John Glover was born in Salem, Massachusetts on November 5, 1732, and moved with his family to Marblehead where he grew up. Just a few years after his marriage to Hannah Gale, Glover was appointed an ensign in the Third Military Foot Company, a Marblehead Militia Regiment of 1,000 men. He quickly rose through the ranks, eventually becoming a Colonel upon the death of Colonel Jeremiah Lee in 1775, in command of the Marblehead Militia Regiment (which he had originally joined in 1759). In June of that year, Glover and the Regiment were ordered to join the Continental Army encamped at Cambridge, Massachusetts. Recognizing Glover's leadership skills and resourcefulness, General Washington sent Glover to Beverly to protect that port against three British warships threatening attack. Soon after, Washington ordered Glover to commission and man two small naval vessels, the forerunners of Washington's Navy.

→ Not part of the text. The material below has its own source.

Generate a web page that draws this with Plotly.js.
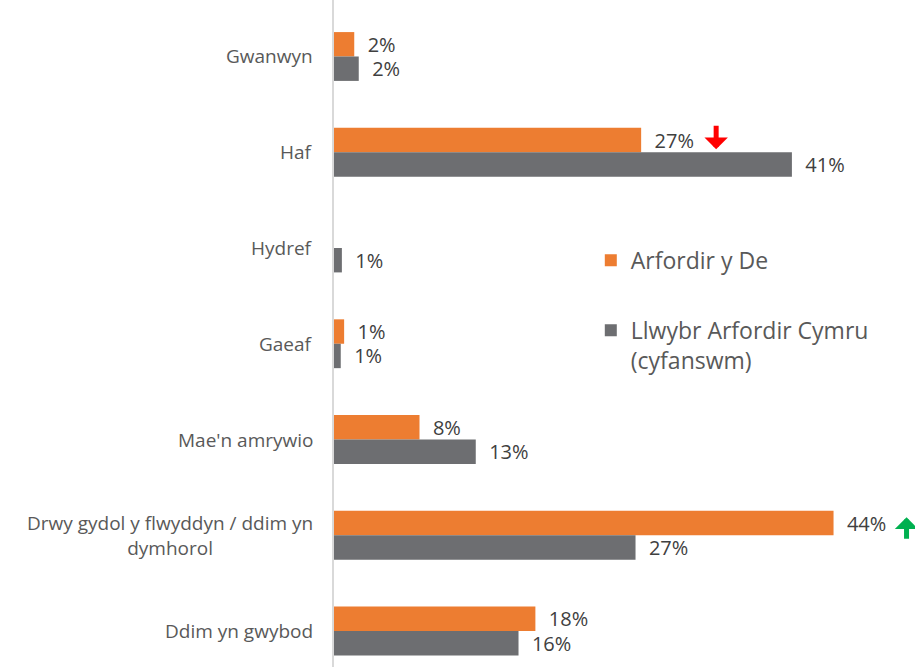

At the start of 1776, the Marblehead Militia Regiment formally became the 14th Continental Regiment and was ordered in July to march to New York and later to Long Island. In August, Glover organized and supervised the evacuation from Long Island of 9,000 Continental troops and all of their equipment, guns, horses, and cannon, at night and under appalling weather conditions. In mid-October, Glover and 750 of his soldiers fought to a standstill a British force of more than 4,000 regulars.

On Christmas night, 1776, Glover again proved his mettle when the 14th Continental Regiment ferried Washington and 2,400 men across the Delaware River at night, again in desperate weather, marched them nine miles into Trenton, fought a 36-hour successful battle there, marched back to the Delaware with 900 Hessian captives, and crossed back over the river again.

Following additional distinguished roles in the war, including at the Battle of Saratoga and its aftermath, Glover retired from the Army in 1782. He returned to Marblehead, rebuilt his business, and went on to serve two terms in the Massachusetts Legislature and six terms on the Marblehead Board of Selectmen. He died January 30, 1797, at the age of 64.